### Data listing
....

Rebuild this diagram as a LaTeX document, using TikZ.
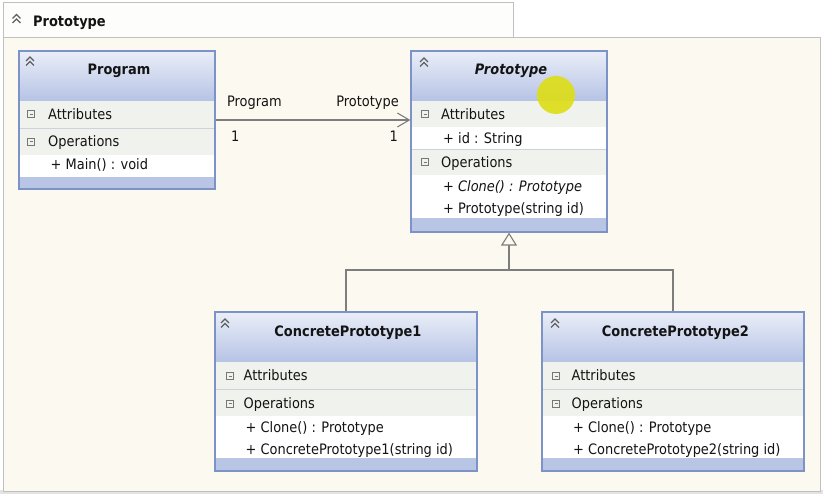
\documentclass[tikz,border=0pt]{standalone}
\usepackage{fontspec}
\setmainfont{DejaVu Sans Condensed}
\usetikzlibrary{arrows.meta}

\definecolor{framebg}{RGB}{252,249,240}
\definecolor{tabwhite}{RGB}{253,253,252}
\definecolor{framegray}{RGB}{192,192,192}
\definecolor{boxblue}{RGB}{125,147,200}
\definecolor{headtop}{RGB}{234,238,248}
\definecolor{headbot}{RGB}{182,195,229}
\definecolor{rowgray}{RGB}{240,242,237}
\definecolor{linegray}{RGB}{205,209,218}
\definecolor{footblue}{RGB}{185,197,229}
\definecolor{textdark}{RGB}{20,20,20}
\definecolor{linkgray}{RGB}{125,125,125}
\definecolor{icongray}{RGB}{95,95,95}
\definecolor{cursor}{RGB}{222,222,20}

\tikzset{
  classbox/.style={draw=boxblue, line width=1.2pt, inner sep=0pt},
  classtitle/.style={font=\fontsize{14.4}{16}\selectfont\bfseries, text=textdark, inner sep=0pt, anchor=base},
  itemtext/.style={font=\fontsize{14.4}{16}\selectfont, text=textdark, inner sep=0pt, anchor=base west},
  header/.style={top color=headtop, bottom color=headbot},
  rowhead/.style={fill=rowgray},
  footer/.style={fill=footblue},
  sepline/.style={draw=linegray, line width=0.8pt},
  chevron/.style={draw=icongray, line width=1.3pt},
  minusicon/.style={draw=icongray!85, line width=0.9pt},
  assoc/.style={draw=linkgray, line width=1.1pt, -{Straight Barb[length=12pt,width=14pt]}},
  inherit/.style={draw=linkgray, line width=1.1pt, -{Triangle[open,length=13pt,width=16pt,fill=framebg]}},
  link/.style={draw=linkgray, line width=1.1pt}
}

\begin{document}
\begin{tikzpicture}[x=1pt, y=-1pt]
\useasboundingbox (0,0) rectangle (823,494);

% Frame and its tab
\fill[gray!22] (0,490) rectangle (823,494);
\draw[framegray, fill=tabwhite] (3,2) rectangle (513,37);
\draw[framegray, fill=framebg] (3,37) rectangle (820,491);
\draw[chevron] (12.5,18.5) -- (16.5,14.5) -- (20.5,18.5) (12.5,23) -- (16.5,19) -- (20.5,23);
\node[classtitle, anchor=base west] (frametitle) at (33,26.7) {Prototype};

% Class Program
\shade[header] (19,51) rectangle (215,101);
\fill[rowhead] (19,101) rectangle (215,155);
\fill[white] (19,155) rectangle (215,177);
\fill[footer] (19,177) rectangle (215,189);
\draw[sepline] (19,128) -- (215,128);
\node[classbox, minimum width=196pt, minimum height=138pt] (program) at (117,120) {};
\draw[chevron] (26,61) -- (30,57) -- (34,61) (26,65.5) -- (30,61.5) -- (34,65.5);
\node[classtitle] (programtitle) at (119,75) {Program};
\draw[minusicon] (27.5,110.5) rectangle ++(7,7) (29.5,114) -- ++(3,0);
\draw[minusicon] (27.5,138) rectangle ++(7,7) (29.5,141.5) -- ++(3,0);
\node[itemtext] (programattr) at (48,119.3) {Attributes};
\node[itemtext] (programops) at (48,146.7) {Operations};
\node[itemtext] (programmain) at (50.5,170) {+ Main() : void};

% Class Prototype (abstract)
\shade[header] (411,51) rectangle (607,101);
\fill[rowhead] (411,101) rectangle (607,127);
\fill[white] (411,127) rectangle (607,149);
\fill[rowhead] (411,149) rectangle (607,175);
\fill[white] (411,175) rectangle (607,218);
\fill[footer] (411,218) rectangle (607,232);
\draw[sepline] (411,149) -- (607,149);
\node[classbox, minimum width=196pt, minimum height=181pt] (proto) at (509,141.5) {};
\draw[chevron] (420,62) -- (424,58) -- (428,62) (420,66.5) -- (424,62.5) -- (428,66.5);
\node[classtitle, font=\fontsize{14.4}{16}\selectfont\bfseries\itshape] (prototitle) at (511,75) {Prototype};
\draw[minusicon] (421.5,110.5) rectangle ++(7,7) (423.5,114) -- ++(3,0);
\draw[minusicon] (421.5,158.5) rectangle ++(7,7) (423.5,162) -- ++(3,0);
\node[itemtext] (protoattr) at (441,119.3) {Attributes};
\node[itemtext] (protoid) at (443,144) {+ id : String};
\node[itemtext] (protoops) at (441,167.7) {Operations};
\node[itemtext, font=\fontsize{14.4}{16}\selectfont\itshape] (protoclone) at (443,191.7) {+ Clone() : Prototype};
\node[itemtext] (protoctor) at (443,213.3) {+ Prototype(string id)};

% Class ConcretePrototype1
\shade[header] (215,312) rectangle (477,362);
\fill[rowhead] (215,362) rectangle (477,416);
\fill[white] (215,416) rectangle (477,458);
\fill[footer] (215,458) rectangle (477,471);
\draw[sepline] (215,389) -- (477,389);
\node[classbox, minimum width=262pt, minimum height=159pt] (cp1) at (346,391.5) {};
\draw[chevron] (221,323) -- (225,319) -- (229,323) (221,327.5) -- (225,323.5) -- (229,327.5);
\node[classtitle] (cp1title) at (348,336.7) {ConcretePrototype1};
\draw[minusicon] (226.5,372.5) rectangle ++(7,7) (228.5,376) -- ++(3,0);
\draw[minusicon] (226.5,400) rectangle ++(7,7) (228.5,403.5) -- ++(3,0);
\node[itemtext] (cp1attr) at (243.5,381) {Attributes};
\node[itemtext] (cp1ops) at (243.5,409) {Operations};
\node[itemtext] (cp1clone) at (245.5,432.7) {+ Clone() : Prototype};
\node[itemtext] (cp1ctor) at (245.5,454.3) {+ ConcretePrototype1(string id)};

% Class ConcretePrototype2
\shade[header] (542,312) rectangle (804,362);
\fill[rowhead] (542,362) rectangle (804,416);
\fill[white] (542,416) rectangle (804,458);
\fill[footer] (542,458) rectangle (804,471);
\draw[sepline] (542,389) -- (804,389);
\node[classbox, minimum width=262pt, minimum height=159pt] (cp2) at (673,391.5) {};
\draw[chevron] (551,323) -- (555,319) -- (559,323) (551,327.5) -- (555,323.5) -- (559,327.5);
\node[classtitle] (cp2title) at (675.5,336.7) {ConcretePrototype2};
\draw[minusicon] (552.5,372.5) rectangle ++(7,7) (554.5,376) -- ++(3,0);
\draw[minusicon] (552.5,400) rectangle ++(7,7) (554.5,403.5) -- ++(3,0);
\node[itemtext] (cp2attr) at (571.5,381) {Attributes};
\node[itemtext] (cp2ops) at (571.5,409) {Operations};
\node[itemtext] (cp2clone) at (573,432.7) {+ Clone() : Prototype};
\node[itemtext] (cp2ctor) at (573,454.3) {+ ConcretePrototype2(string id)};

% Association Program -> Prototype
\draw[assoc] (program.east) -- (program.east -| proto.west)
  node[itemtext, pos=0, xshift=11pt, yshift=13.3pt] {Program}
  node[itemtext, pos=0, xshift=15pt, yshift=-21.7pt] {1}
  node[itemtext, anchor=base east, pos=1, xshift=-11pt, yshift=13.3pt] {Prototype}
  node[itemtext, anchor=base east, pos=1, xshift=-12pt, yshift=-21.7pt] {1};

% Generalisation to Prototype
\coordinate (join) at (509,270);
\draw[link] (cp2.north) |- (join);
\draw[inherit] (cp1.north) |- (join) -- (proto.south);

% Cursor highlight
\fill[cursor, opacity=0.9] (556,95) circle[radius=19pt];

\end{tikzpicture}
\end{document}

....

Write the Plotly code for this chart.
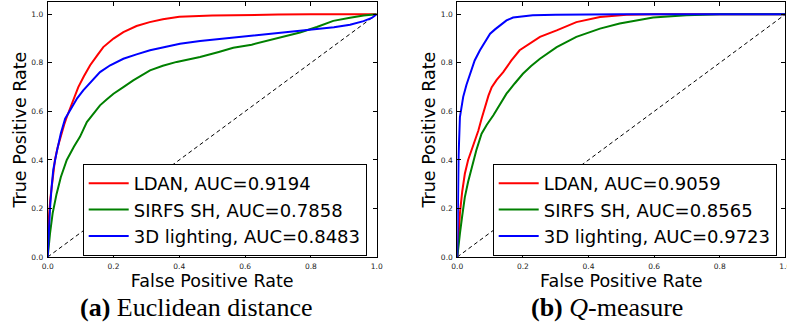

....

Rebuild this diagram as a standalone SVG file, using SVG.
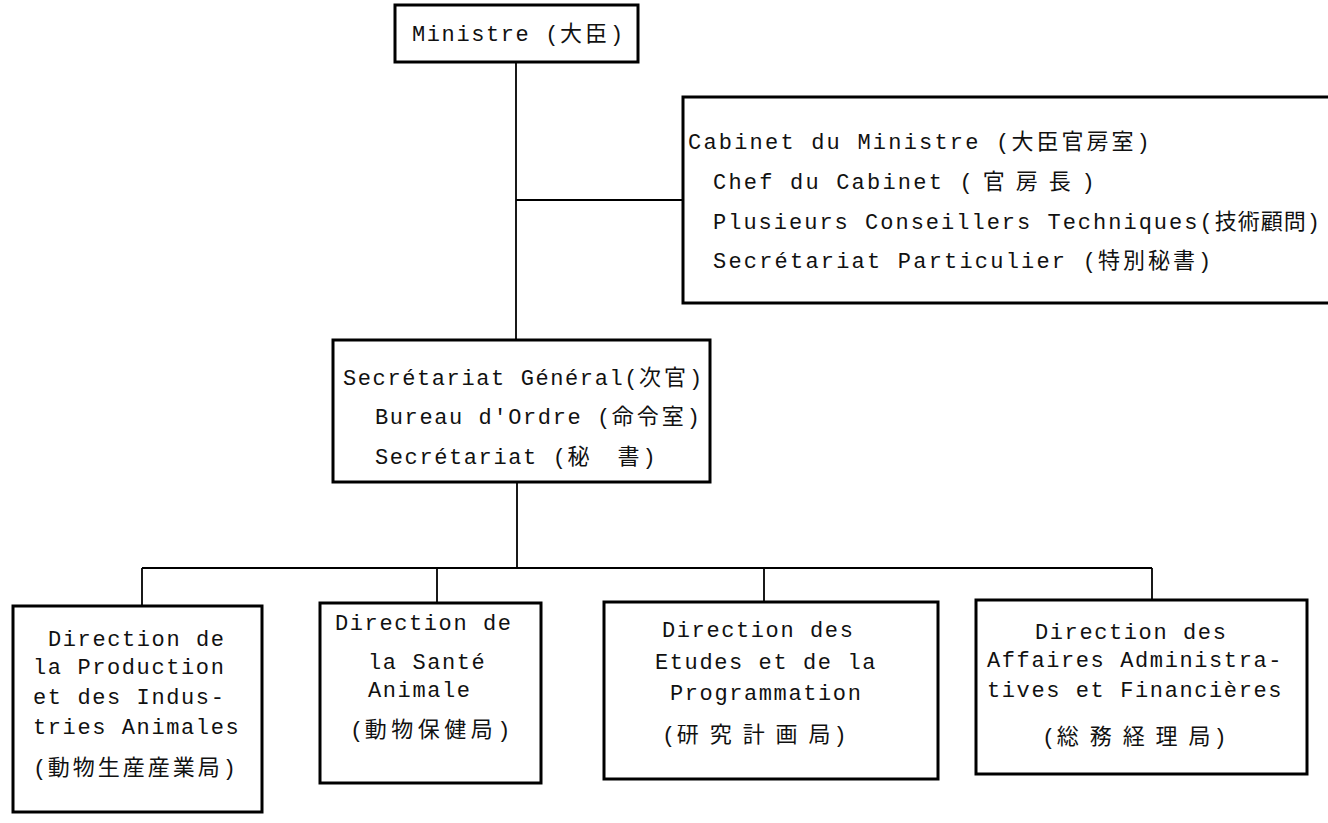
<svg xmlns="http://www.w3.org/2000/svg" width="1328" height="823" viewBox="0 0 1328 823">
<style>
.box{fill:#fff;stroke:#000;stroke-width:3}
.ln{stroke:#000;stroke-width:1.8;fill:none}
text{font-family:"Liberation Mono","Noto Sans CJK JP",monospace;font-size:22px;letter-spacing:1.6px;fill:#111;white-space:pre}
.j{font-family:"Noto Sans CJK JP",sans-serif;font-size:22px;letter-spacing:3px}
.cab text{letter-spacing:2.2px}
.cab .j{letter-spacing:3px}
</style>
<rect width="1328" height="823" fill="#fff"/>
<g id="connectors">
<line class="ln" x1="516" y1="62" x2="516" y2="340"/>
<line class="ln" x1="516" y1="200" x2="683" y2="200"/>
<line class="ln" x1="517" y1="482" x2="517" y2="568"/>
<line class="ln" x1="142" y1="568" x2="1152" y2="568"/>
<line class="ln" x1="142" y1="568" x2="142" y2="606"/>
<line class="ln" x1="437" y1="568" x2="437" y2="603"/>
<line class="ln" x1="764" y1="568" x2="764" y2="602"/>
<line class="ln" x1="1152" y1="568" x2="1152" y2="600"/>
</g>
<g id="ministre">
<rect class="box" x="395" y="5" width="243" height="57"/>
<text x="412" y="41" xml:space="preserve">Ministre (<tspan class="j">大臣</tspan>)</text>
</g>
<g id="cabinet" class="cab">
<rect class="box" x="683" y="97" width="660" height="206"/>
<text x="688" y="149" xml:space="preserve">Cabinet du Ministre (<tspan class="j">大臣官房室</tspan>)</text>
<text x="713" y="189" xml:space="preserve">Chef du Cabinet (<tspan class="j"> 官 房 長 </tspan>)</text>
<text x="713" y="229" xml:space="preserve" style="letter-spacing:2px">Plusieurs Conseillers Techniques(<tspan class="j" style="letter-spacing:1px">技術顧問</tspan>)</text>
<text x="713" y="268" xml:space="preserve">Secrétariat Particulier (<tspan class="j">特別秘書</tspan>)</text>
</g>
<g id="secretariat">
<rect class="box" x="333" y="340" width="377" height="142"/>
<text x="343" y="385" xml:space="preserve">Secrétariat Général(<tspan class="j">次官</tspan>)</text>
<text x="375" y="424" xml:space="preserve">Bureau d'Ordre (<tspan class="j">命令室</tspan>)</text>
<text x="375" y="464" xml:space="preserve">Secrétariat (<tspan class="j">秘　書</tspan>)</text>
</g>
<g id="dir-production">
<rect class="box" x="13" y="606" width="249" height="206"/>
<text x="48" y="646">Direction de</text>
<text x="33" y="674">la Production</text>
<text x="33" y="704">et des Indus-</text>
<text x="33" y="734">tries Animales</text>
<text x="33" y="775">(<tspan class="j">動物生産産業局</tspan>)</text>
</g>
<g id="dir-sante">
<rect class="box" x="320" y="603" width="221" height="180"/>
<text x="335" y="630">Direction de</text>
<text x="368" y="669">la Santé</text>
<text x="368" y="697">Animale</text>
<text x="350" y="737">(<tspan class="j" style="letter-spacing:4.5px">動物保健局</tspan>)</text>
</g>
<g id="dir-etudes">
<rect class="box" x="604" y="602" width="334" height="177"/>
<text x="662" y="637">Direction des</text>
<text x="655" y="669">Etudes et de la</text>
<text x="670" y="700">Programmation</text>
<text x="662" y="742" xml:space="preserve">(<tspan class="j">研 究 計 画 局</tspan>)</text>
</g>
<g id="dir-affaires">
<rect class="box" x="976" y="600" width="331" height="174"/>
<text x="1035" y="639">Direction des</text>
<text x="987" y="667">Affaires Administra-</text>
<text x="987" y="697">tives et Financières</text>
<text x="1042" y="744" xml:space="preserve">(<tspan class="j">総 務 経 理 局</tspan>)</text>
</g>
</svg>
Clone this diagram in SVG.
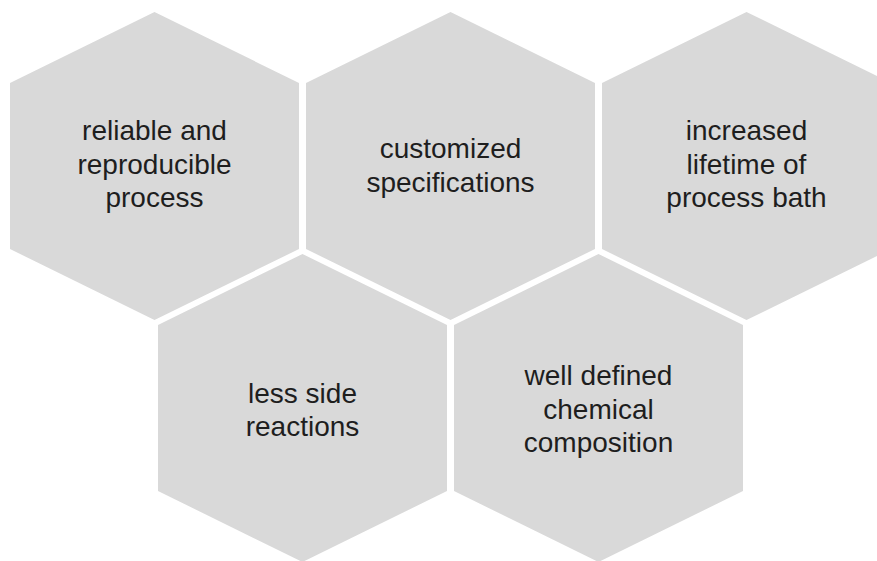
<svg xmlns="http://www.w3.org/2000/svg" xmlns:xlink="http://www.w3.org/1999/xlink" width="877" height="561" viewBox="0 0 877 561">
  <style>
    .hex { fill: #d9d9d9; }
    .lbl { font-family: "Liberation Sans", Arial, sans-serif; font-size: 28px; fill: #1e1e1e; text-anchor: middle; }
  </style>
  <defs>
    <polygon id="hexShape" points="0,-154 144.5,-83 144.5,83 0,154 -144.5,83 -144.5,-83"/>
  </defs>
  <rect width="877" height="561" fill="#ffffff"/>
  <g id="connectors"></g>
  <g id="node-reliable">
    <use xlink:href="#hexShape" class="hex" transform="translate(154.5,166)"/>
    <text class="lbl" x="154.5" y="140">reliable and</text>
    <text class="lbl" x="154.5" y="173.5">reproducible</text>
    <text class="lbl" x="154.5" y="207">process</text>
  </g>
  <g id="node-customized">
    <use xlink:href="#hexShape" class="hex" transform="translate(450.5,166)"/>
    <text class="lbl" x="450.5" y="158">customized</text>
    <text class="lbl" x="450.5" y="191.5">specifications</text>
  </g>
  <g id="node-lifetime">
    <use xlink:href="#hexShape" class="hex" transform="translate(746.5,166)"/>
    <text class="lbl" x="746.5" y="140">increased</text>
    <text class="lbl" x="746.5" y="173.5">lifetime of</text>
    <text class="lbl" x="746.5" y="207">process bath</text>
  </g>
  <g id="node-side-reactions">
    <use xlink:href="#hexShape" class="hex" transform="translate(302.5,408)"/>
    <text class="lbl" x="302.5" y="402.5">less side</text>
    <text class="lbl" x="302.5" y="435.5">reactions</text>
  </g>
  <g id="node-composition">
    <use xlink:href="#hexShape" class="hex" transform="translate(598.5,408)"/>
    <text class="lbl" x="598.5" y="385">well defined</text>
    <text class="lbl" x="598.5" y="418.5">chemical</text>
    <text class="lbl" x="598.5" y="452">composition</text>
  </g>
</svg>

....

### Given exercise
Write out the lines from the one containing "Rebuild this diagram as a LaTeX" down to the one containing "anchor=base west] (frametitle)", both included, exactly as they appear. Leave out any pictures.

### Exercise answer
Rebuild this diagram as a LaTeX document, using TikZ.
\documentclass[tikz,border=0pt]{standalone}
\usepackage{fontspec}
\setmainfont{DejaVu Sans Condensed}
\usetikzlibrary{arrows.meta}

\definecolor{framebg}{RGB}{252,249,240}
\definecolor{tabwhite}{RGB}{253,253,252}
\definecolor{framegray}{RGB}{192,192,192}
\definecolor{boxblue}{RGB}{125,147,200}
\definecolor{headtop}{RGB}{234,238,248}
\definecolor{headbot}{RGB}{182,195,229}
\definecolor{rowgray}{RGB}{240,242,237}
\definecolor{linegray}{RGB}{205,209,218}
\definecolor{footblue}{RGB}{185,197,229}
\definecolor{textdark}{RGB}{20,20,20}
\definecolor{linkgray}{RGB}{125,125,125}
\definecolor{icongray}{RGB}{95,95,95}
\definecolor{cursor}{RGB}{222,222,20}

\tikzset{
  classbox/.style={draw=boxblue, line width=1.2pt, inner sep=0pt},
  classtitle/.style={font=\fontsize{14.4}{16}\selectfont\bfseries, text=textdark, inner sep=0pt, anchor=base},
  itemtext/.style={font=\fontsize{14.4}{16}\selectfont, text=textdark, inner sep=0pt, anchor=base west},
  header/.style={top color=headtop, bottom color=headbot},
  rowhead/.style={fill=rowgray},
  footer/.style={fill=footblue},
  sepline/.style={draw=linegray, line width=0.8pt},
  chevron/.style={draw=icongray, line width=1.3pt},
  minusicon/.style={draw=icongray!85, line width=0.9pt},
  assoc/.style={draw=linkgray, line width=1.1pt, -{Straight Barb[length=12pt,width=14pt]}},
  inherit/.style={draw=linkgray, line width=1.1pt, -{Triangle[open,length=13pt,width=16pt,fill=framebg]}},
  link/.style={draw=linkgray, line width=1.1pt}
}

\begin{document}
\begin{tikzpicture}[x=1pt, y=-1pt]
\useasboundingbox (0,0) rectangle (823,494);

% Frame and its tab
\fill[gray!22] (0,490) rectangle (823,494);
\draw[framegray, fill=tabwhite] (3,2) rectangle (513,37);
\draw[framegray, fill=framebg] (3,37) rectangle (820,491);
\draw[chevron] (12.5,18.5) -- (16.5,14.5) -- (20.5,18.5) (12.5,23) -- (16.5,19) -- (20.5,23);
\node[classtitle, anchor=base west] (frametitle) at (33,26.7) {Prototype};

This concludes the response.